On the 15th April, 1960 the father took her to the respondent’s house where for the first time in the night she discovered that besides being a man of very ordinary means the respondent was aged even more than her father, that is to say over 60 years She wept and wept, took no food for two days and insisted upon being sent back to her father’s house, whereupon the respondent beat her.

In March 1961, the petitioner filed the present petition for dissolution of marriage with the respondent on the ground of fraud in the matter of procurement of her consent whereby her marriage was solemnized.

Issue – Whether this amounts fraud under section 12(1)(c) of HMA?

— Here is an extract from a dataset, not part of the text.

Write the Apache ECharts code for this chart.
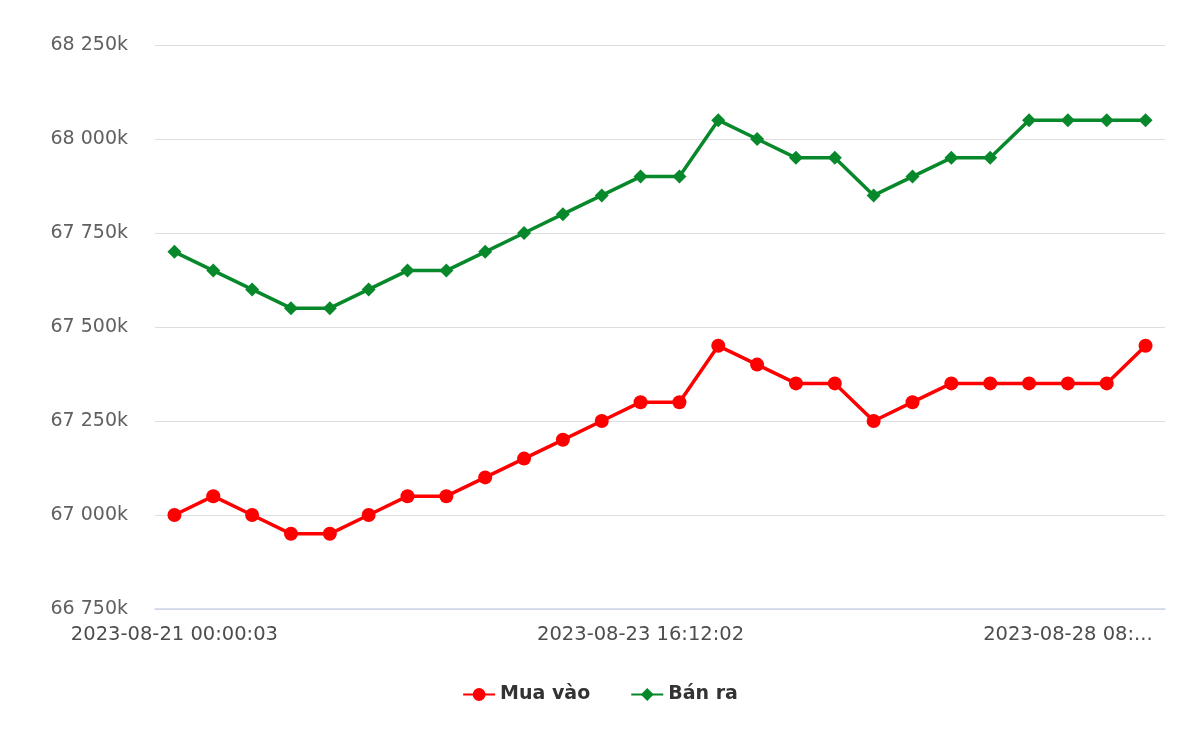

Contentions and Judgement:

“Fraud” has been defined in section 17 of the Contract Act. According to that definition, “Fraud” means and includes any of the following acts committed by a party to a contract, or with his

connivance or by his agent, with intent to deceive another party thereto or his agent, or to induce him to enter into the contract:

  • The suggestion, as a fact, of that which is not true, by one who does not believe it to be true;
  • The active concealment of a fact by one having knowledge or belief of the fact;
  • Any other act fitted to deceive.”
    • The petitioner’s father must have seen the respondent and he must have known that he was nowhere between 25 and 30 years of age at that time. Therefore, the petitioner’s father had made suggestions to the petitioner’s agent, viz. her mother, of certain facts which the petitioner’s father himself could not possibly have believed to be true.
    • The petitioner’s father had resorted to the active concealment of a fact which was within his knowledge or belief. If the petitioner’s father had conveyed true facts to her mother and yet the petitioner, who overheard the talks, did not protest, then the position could have been materially different. But, here the relevant facts were suppressed from her knowledge, although it was the duty of her father to convey the true position to her.
  • I am, therefore, of the opinion that there was a fraudulent misrepresentation to the petitioner, intended to procure her consent to the marriage.
    • It must be held that the petitioner, being under a heavy veil, at the time of the marriage, could have no opportunity to have a look at her husband so as to make her in a position to withdraw her consent even at that stage.
    • In my view, the case of the petitioner falls quite clearly within the ambit of clause (c) of section 12(1) of the Act. I, therefore, set aside the decision of the court below and annul the petitioner’s marriage with the respondent under clause (c) of section 12(1) of the Act. The petition succeeds and this appeal is allowed.